* [GIVEN REQUEST]: Everything from the line with "Generate a web" through the line with "1325, 1333, 1342];", inclusive, should be repeated exactly, except the pictures.

* [LISTING]:

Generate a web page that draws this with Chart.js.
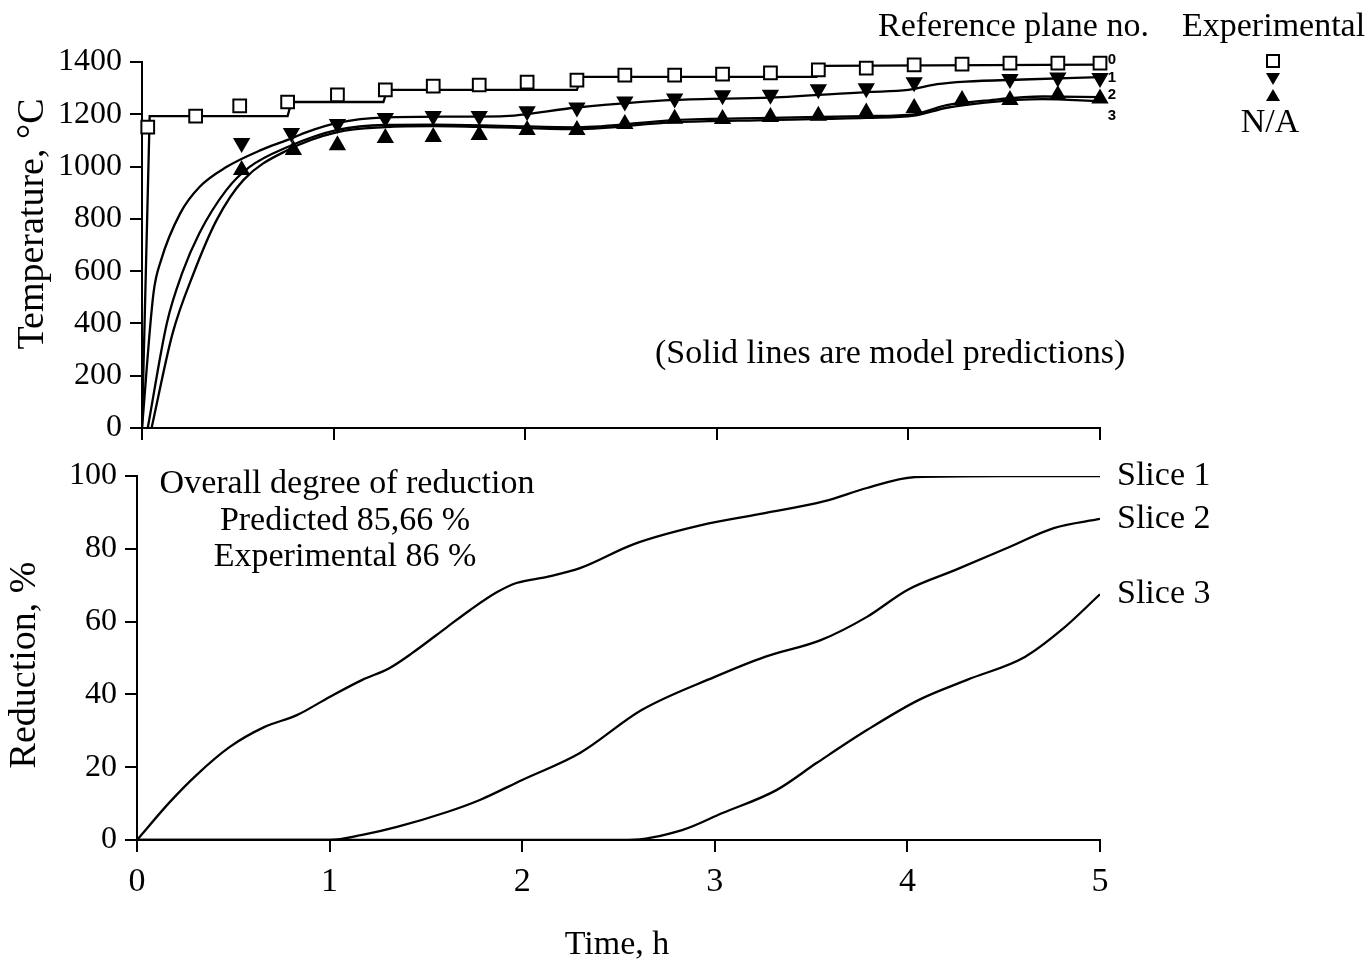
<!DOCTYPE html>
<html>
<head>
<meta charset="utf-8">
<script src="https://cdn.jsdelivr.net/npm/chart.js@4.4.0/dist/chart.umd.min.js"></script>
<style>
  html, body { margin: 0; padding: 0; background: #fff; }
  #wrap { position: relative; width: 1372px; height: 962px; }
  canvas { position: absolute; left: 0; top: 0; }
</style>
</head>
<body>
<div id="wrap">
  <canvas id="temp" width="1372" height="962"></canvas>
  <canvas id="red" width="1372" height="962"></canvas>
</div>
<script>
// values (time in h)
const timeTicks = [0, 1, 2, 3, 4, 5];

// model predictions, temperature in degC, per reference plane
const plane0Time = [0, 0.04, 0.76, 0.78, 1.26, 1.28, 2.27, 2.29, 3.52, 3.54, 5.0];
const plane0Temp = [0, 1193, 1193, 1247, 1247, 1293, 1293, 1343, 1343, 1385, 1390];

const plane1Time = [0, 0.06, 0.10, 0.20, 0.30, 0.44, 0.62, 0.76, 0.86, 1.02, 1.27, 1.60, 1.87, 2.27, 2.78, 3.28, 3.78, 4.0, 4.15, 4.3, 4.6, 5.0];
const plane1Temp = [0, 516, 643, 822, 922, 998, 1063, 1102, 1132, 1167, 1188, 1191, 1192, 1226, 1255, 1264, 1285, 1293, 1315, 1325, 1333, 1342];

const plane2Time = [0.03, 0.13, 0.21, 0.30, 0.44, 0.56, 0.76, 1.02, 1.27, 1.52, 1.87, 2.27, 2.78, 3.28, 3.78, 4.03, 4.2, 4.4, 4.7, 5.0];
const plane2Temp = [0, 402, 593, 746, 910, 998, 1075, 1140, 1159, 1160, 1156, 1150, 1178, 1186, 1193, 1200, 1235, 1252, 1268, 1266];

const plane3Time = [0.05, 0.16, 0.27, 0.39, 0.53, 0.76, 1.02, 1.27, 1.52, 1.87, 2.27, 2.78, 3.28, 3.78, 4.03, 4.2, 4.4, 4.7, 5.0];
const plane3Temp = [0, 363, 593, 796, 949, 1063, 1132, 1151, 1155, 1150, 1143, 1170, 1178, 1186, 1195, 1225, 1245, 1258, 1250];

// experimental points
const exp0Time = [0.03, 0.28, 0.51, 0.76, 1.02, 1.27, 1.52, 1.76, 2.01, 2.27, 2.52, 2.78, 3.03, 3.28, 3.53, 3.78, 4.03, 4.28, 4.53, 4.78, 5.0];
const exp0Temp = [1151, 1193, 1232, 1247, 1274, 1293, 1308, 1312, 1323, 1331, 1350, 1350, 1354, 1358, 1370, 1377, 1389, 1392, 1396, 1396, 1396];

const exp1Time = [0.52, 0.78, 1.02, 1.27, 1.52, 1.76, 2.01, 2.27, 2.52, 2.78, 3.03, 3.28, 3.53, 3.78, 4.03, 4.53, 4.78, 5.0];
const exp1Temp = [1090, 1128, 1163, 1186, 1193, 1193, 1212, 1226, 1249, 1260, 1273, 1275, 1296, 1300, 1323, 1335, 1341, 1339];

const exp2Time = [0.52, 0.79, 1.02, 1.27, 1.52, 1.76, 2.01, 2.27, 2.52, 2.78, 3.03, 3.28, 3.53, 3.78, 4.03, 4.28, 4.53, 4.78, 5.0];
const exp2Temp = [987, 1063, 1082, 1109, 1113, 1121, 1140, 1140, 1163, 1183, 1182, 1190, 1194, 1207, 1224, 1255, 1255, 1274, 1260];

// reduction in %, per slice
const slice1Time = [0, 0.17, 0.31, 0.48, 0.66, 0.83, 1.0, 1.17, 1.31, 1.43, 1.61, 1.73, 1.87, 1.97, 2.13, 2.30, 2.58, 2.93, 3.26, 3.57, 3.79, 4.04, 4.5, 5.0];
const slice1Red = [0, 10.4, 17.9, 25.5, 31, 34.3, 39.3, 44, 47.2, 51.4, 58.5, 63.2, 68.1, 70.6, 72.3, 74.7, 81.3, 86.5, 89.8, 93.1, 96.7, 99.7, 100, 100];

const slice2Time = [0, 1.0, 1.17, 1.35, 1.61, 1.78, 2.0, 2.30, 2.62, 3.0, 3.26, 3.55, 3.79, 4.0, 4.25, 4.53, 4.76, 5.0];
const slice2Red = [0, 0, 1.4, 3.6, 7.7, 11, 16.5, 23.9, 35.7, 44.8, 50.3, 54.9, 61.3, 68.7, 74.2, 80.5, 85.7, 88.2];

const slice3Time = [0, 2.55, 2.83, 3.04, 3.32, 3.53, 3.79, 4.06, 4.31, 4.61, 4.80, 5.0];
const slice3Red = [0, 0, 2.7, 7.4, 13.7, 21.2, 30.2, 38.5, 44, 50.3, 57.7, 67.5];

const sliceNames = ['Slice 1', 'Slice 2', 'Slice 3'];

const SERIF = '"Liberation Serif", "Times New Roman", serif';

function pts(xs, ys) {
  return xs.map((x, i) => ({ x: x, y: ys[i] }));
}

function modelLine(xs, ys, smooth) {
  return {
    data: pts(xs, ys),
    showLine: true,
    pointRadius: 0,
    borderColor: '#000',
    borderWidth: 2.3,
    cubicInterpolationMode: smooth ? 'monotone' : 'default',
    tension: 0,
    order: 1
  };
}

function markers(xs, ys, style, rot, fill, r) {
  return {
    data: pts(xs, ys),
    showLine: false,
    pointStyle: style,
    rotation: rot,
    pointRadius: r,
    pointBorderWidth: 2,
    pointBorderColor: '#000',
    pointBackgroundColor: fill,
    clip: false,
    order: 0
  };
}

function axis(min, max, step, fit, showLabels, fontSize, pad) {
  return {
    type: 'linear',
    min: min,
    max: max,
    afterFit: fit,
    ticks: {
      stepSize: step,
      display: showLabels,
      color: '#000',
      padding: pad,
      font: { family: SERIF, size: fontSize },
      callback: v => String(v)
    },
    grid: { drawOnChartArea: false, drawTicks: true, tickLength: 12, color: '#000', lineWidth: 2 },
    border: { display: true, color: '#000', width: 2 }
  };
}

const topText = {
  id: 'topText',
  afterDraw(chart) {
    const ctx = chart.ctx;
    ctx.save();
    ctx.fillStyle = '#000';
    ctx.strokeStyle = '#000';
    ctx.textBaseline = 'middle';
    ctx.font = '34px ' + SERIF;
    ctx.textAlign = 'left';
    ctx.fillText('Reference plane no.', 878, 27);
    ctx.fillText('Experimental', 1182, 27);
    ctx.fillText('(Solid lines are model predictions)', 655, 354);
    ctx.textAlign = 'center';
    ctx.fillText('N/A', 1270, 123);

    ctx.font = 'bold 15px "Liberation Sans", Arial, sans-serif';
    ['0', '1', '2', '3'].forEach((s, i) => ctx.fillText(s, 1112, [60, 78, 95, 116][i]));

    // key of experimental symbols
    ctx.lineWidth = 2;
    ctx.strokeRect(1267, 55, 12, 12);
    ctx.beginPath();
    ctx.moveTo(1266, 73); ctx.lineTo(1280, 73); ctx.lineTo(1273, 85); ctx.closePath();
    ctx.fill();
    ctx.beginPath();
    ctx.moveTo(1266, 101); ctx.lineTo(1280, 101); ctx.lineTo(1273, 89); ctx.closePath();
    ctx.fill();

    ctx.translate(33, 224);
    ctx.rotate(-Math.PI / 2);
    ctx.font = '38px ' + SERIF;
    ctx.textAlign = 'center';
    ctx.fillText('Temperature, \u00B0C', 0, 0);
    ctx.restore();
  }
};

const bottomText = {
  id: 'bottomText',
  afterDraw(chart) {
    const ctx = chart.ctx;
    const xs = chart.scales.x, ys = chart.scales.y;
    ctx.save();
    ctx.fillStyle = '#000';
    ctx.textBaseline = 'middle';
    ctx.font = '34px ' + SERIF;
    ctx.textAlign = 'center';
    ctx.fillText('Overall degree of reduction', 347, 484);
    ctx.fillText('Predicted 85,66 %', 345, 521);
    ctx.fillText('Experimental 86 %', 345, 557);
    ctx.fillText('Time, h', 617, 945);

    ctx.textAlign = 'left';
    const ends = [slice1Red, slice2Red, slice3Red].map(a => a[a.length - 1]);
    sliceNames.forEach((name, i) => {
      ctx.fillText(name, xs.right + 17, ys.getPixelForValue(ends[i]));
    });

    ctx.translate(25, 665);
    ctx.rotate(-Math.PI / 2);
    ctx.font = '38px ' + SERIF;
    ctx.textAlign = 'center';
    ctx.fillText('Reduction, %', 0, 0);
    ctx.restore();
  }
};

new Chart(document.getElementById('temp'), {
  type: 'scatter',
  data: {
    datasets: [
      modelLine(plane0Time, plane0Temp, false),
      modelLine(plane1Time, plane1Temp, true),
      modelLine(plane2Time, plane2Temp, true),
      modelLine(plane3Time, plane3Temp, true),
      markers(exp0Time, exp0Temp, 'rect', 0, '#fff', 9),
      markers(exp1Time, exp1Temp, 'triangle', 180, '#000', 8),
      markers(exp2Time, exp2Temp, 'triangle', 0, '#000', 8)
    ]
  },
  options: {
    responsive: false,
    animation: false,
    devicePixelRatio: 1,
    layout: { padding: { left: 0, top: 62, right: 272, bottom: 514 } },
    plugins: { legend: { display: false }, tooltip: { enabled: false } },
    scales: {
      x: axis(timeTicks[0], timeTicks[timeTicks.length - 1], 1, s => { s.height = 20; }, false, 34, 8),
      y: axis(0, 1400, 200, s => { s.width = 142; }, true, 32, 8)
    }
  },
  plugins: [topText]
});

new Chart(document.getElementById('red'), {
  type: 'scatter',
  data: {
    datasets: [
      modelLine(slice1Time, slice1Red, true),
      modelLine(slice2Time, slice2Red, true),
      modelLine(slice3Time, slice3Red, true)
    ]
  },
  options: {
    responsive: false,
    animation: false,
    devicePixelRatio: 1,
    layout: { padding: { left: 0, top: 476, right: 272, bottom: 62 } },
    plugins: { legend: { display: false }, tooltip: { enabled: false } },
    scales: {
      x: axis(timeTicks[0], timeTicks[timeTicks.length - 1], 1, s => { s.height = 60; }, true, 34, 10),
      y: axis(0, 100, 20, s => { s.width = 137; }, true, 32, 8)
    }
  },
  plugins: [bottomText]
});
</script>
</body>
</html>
* * *
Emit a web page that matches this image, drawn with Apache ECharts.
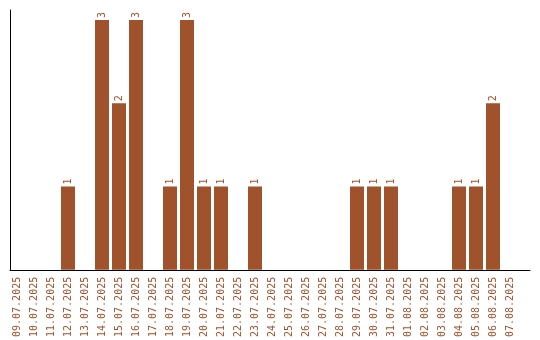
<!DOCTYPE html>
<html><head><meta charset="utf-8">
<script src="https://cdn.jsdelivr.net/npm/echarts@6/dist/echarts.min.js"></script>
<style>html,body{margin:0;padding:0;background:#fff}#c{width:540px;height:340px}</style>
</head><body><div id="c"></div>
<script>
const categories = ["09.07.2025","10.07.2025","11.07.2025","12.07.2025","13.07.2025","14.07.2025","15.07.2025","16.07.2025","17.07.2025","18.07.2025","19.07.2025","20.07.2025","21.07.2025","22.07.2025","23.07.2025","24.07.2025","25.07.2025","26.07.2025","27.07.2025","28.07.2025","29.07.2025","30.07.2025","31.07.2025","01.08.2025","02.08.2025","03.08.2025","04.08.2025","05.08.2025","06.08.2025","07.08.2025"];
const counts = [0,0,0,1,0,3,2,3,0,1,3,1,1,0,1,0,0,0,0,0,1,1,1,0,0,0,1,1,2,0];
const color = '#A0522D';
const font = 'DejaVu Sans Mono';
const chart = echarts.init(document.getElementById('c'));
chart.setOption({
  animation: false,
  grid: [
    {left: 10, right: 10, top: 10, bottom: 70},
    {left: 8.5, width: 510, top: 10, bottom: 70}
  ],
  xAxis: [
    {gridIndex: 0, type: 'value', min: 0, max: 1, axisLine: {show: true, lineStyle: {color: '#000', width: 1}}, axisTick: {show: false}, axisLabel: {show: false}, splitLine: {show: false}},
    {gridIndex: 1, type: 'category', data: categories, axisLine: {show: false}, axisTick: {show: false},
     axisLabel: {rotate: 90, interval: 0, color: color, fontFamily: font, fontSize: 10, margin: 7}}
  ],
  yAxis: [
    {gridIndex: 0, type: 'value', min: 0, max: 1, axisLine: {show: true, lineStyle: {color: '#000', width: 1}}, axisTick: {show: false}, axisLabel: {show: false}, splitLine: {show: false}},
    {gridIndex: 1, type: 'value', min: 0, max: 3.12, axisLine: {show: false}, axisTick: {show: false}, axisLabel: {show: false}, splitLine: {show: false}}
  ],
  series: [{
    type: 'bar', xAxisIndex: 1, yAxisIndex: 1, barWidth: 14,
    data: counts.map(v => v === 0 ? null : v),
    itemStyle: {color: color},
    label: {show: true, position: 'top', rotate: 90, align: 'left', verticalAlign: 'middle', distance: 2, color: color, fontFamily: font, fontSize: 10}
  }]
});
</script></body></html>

* [ANSWER TO THE PROBLEM]:
Generate a web page that draws this with Chart.js.
<!DOCTYPE html>
<html>
<head>
<meta charset="utf-8">
<script src="https://cdn.jsdelivr.net/npm/chart.js@4.4.0/dist/chart.umd.min.js"></script>
<style>
  html, body { margin: 0; padding: 0; background: #fff; }
  #wrap { position: relative; width: 1372px; height: 962px; }
  canvas { position: absolute; left: 0; top: 0; }
</style>
</head>
<body>
<div id="wrap">
  <canvas id="temp" width="1372" height="962"></canvas>
  <canvas id="red" width="1372" height="962"></canvas>
</div>
<script>
// values (time in h)
const timeTicks = [0, 1, 2, 3, 4, 5];

// model predictions, temperature in degC, per reference plane
const plane0Time = [0, 0.04, 0.76, 0.78, 1.26, 1.28, 2.27, 2.29, 3.52, 3.54, 5.0];
const plane0Temp = [0, 1193, 1193, 1247, 1247, 1293, 1293, 1343, 1343, 1385, 1390];

const plane1Time = [0, 0.06, 0.10, 0.20, 0.30, 0.44, 0.62, 0.76, 0.86, 1.02, 1.27, 1.60, 1.87, 2.27, 2.78, 3.28, 3.78, 4.0, 4.15, 4.3, 4.6, 5.0];
const plane1Temp = [0, 516, 643, 822, 922, 998, 1063, 1102, 1132, 1167, 1188, 1191, 1192, 1226, 1255, 1264, 1285, 1293, 1315, 1325, 1333, 1342];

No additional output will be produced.